Even if BPF capabilities will change in future kernel versions, we still
have to support older kernels that lack them (so we likely still want
to filter them).

> > There's already some code which does nearly the same job,
> > bpf_filter.c:print_bpf_filter_block(), I wonder if it can be re-used.
> 
> We could even reuse print_bpf_fprog() I think.  I'm not sure how to do
> that though as we'll need to output to stderr instead of current_tcp.  We
> could create a fake current_tcp, but that sounds very hacky...  Any other
> idea?

The common approach is print to string in the intermal functions and
just have different top-level wrappers.

> > Some compile-time check (i.e. static_assert) that corresponds to the statement
> > in the comment is likely needed here, in order to ensure that if at any point
> > there appears another architecture that has 3 personalities (line MIPS or Aarch64),
> > the code will be updated if needed (MIPS n32 and Aarch64ilp32 are indeed different
> > in that regard in comparison to x32).
> 
> What makes you think architectures with 3 personalities other than x86
> would cause issues here?  MIPS n32 already has the appropriate
> AUDIT_ARCH_XXX constants (e.g., AUDIT_ARCH_MIPS64N32) and one should also
> be added for aarch64 ilp32 [1] before it's merged in the kernel.
> 
> 1 - https://lkml.org/lkml/2019/1/7/1272

IIUC, checks for syscall mask are made only in case there are multiple
personalities, which is somewhat x32-specific.

> > > +#if SUPPORTED_PERSONALITIES > 1
> > > +           if (audit_arch_vec[p].mask) {
> >
> > Again, it is not clear why audit_arch_vec[p].mask checking code is
> > conditioned with "SUPPORTED_PERSONALITIES > 1"; some static check that
> > ensures that there's no non-zero audit_arch_vec[p].mask present on any
> > of the supported personalities would be nice.
> 
> Why "again"?  This is the only audit_arch_vec[p].mask checking code (with
> its simplified version in check_bpf_instruction_number()).  Did I miss a
> comment?
> 
> It's conditioned on SUPPORTED_PERSONALITIES value because the following
> three BPF instructions are only needed if the architecture supports
> several personalities and a mask is used to disambiguate two of them
> (e.g., x86-64 and x32 ABIs).
> 
> audit_arch_vec[p].mask can be null.  Maybe you meant
> audit_arch_vec[p].arch?  audit_arch_vec[p].arch will be null for all
> architectures with a single personality since we don't define
> PERSONALITY{0,1,2}_AUDIT_ARCH constants for those.
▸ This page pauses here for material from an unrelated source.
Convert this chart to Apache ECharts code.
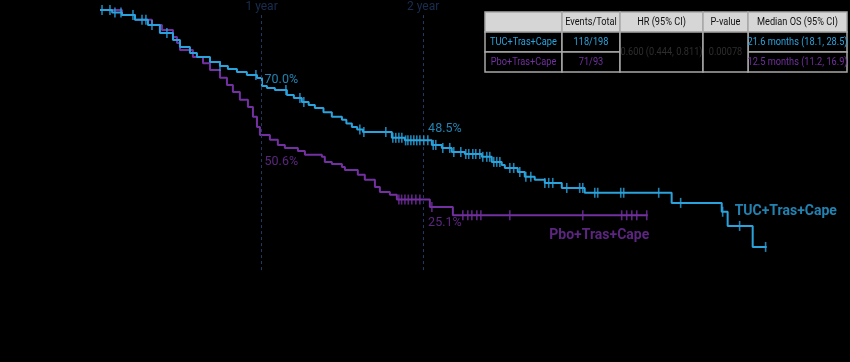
<!DOCTYPE html>
<html><head><meta charset="utf-8">
<script src="https://cdn.jsdelivr.net/npm/echarts@6/dist/echarts.min.js"></script>
<style>html,body{margin:0;padding:0;background:#000}#c{width:850px;height:362px}</style>
</head><body><div id="c"></div>
<script>
// ---- data (months, survival %) ----
const tucTimes = [0,0.9,1.63,2.60,3.56,4.45,5.42,5.94,6.68,7.20,8.17,8.91,9.5,10.17,10.91,11.66,12.03,12.40,12.99,13.88,14.4,14.99,15.5,15.96,16.6,17.22,17.97,18.3,18.71,19.1,19.53,21.68,22.64,24.65,25.39,26.13,27.10,28.36,29.10,29.84,30.07,31.03,31.55,32.29,33.04,34.30,36.00,42.46,46.18,46.62,48.48,49.52];
const tucSurv  = [100,99.0,98.0,96.1,94.1,90.9,88.1,85.4,83.0,81.4,79.5,77.9,76.7,75.5,74.3,73.1,70.0,69.2,68.4,66.4,65.2,63.7,62.5,61.3,59.6,57.8,56.6,55.2,53.8,52.8,51.8,49.5,48.5,46.7,45.5,43.9,43.1,42.0,40.0,38.8,37.6,36.0,34.1,32.9,31.7,29.7,27.8,23.8,20.3,14.7,6.4,6.4];
const tucCensor = [0.15,0.74,1.11,1.56,2.45,3.12,3.41,3.86,4.97,8.91,11.58,13.81,14.85,15.14,19.30,19.60,21.23,21.75,21.97,22.20,22.42,22.70,22.87,23.09,23.31,23.53,23.76,24.05,24.35,24.75,24.94,25.46,25.98,26.28,26.80,27.17,27.39,27.69,27.91,28.21,28.43,28.73,28.95,29.25,29.47,29.70,30.44,30.73,31.18,31.63,32.00,33.04,33.33,33.63,34.67,35.63,35.86,36.75,36.97,38.68,38.90,41.50,43.13,46.25,47.51,49.44];
const pboTimes = [0,1.63,2.60,3.86,4.60,5.42,5.72,5.94,6.90,7.65,8.17,8.91,9.43,9.87,10.39,10.99,11.36,11.66,11.88,12.62,13.21,13.73,14.70,15.22,16.48,16.70,17.22,17.97,18.19,19.15,19.67,20.42,20.79,21.53,22.05,24.50,26.21,40.68];
const pboSurv  = [100,98.0,96.1,94.1,92.1,89.3,87.0,84.2,81.4,79.0,76.3,73.2,70.4,67.6,64.5,61.7,57.8,53.8,50.6,48.7,46.7,45.5,44.3,42.8,42.0,40.0,39.2,38.0,36.8,34.9,32.9,30.1,28.1,27.0,25.1,22.2,18.9,18.9];
const pboCensor = [22.20,22.40,22.65,22.90,23.16,23.46,23.76,24.65,26.95,27.32,27.62,27.99,28.29,30.44,35.86,38.75,39.12,39.50,39.87,40.61];
const landmarkMonths = [12, 24];
const landmarkLabels = ['1 year', '2 year'];
const tucLandmark = [70.0, 48.5];
const pboLandmark = [50.6, 25.1];
const armNames = ['TUC+Tras+Cape', 'Pbo+Tras+Cape'];
const tableHeaders = ['', 'Events/Total', 'HR (95% CI)', 'P-value', 'Median OS (95% CI)'];
const tucRow = ['TUC+Tras+Cape', '118/198', '0.600 (0.444, 0.811)', '0.00078', '21.6 months (18.1, 28.5)'];
const pboRow = ['Pbo+Tras+Cape', '71/93', '0.600 (0.444, 0.811)', '0.00078', '12.5 months (11.2, 16.9)'];

const BLUE = '#2aa3dd', PURPLE = '#7330a0', NAVY = '#1f3864';

function pairs(t, s) { return t.map((x, i) => [x, s[i]]); }
function survAt(t, s, x) { let v = s[0]; for (let i = 0; i < t.length; i++) { if (t[i] <= x) v = s[i]; } return v; }
function censorPts(c, t, s) { return c.map(x => [x, survAt(t, s, x)]); }

// ---- table as graphic ----
const colEdges = [485, 562, 620, 703, 748, 847];
const rowEdges = [12, 32, 52, 72];
const graphics = [];
function cell(x0, x1, y0, y1, fill, text, color) {
  graphics.push({ type: 'rect', shape: { x: x0, y: y0, width: x1 - x0, height: y1 - y0 },
    style: { fill: fill, stroke: '#a8a8a8', lineWidth: 1.5 }, z: 10 });
  if (text) graphics.push({ type: 'text', x: (x0 + x1) / 2, y: (y0 + y1) / 2 + 0.5, scaleX: 0.8,
    style: { text: text, fill: color, font: '11.5px Roboto', align: 'center', verticalAlign: 'middle' }, z: 11 });
}
tableHeaders.forEach((h, i) => cell(colEdges[i], colEdges[i + 1], rowEdges[0], rowEdges[1], '#d6d6d6', h, '#111'));
[tucRow, pboRow].forEach((row, r) => {
  const col = r === 0 ? BLUE : PURPLE;
  [0, 1, 4].forEach(i => cell(colEdges[i], colEdges[i + 1], rowEdges[r + 1], rowEdges[r + 2], '#000', row[i], col));
});
[2, 3].forEach(i => cell(colEdges[i], colEdges[i + 1], rowEdges[1], rowEdges[3], '#000', tucRow[i], '#2e2e2e'));

const chart = echarts.init(document.getElementById('c'));
chart.setOption({
  backgroundColor: '#000',
  animation: false,
  grid: { left: 100, right: 23, top: 10, bottom: 90 },
  xAxis: { type: 'value', min: 0, max: 54, show: false },
  yAxis: { type: 'value', min: -3.5, max: 100, show: false },
  graphic: graphics,
  series: [
    { type: 'line', step: 'end', data: pairs(pboTimes, pboSurv), showSymbol: false,
      lineStyle: { color: PURPLE, width: 2 }, z: 2 },
    { type: 'line', step: 'end', data: pairs(tucTimes, tucSurv), showSymbol: false,
      lineStyle: { color: BLUE, width: 2 }, z: 3,
      markLine: { silent: true, symbol: 'none', label: { show: false },
        lineStyle: { color: NAVY, type: [3, 3], width: 1 },
        data: landmarkMonths.map(m => [{ coord: [m, 98] }, { coord: [m, -3.5] }]) } },
    { type: 'scatter', data: censorPts(pboCensor, pboTimes, pboSurv), symbol: 'rect', symbolSize: [1.6, 10],
      itemStyle: { color: PURPLE }, z: 4 },
    { type: 'scatter', data: censorPts(tucCensor, tucTimes, tucSurv), symbol: 'rect', symbolSize: [1.6, 10],
      itemStyle: { color: BLUE }, z: 5 },
    { type: 'scatter', symbolSize: 0, data: landmarkMonths.map((m, i) => ({ value: [m, 100], name: landmarkLabels[i] })),
      label: { show: true, position: 'inside', offset: [0, -3], formatter: p => p.name,
        color: NAVY, fontSize: 12, fontFamily: 'Roboto' } },
    { type: 'scatter', symbolSize: 0, data: landmarkMonths.map((m, i) => [m, tucLandmark[i]]),
      label: { show: true, position: 'right', distance: 3, formatter: p => p.value[1].toFixed(1) + '%',
        color: BLUE, fontSize: 12.5, fontFamily: 'Roboto' },
      labelLayout: (p) => ({ dy: p.dataIndex === 0 ? -6 : -11, dx: p.dataIndex === 0 ? 0 : 2 }) },
    { type: 'scatter', symbolSize: 0, data: landmarkMonths.map((m, i) => [m, pboLandmark[i]]),
      label: { show: true, position: 'right', distance: 3, formatter: p => p.value[1].toFixed(1) + '%',
        color: PURPLE, fontSize: 12.5, fontFamily: 'Roboto' },
      labelLayout: (p) => ({ dy: p.dataIndex === 0 ? 27 : 23, dx: p.dataIndex === 0 ? 0 : 2 }) },
    { type: 'scatter', symbolSize: 0, data: [{ value: [46.62, 20.3], name: armNames[0] }],
      label: { show: true, position: 'right', distance: 7, formatter: p => p.name,
        color: BLUE, fontSize: 14, fontWeight: 'bold', fontFamily: 'Roboto' } },
    { type: 'scatter', symbolSize: 0, data: [{ value: [33.0, 18.9], name: armNames[1] }],
      label: { show: true, position: 'right', distance: 5, offset: [0, 20], formatter: p => p.name,
        color: PURPLE, fontSize: 14, fontWeight: 'bold', fontFamily: 'Roboto' } }
  ]
});
</script></body></html>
Yep, that was the gist of my concern: if mask is to be used for
distinguishing between personalities, it is ought to be conditioned
more explicitly.

> > "mask" is an odd choice for a field name, it's more like a "flag" or "offset",
> > judging by the way it is used.
> 
> That's because it's weirdly used :-)  I kept it from the original patch, but

> it would probably be best to switch those "+" into "|".

Yes, please.

> It's also called a mask in the seccomp(2) manpage (see __X32_SYSCALL_BIT).

This is odd as well.

> > There's powepc64le architecture now added (as it doesn't have compat),
> > so the relevant definition will likely be needed there as well
> > (something like "PERSONALITY0_AUDIT_ARCH { AUDIT_ARCH_PPC64LE, 0 }").
> 
> But powerpc64le has a single personality, right?  If that's the case, we
> don't need to define any PERSONALITY{0,1,2}_AUDIT_ARCH.

Yes, that's correct.

> > For IA-64, there's also SYSCALLENT_BASE_NR, which probably has to be
> > accounted for.
> 
> Ok, then we'll need
> "PERSONALITY0_AUDIT_ARCH { AUDIT_ARCH_IA64, SYSCALLENT_BASE_NR }".
> 
> This slightly changes how audit_arch_vec[p].mask is used; we now should
> *add* it to the syscall number instead of *bitwise or'ing* it.  So we now
> have two documented uses for audit_arch_vec[p].mask:
> - for IA64, "+" is required, "|" works only has long as we have less than
>   SYSCALLENT_BASE_NR IA64 syscalls;
> - for x86, "|" is required, "+" works because we have less than
>   __X32_SYSCALL_BIT x86 syscalls.
> 
> I'm tempted to use "nr = i | audit_arch_vec[p].mask" and add a static
> check on the number of syscalls (< SYSCALLENT_BASE_NR).  The other way
> around also works.

Since on IA-64 the base is a power of 2 (luckily for us), I'd stick with
treating it as a flag, using "|" and having a static check.

And then there's MIPS and its 1000-based bases, but it doesn't matter
here (strace doesn't store MIPS syscall entries with offsets).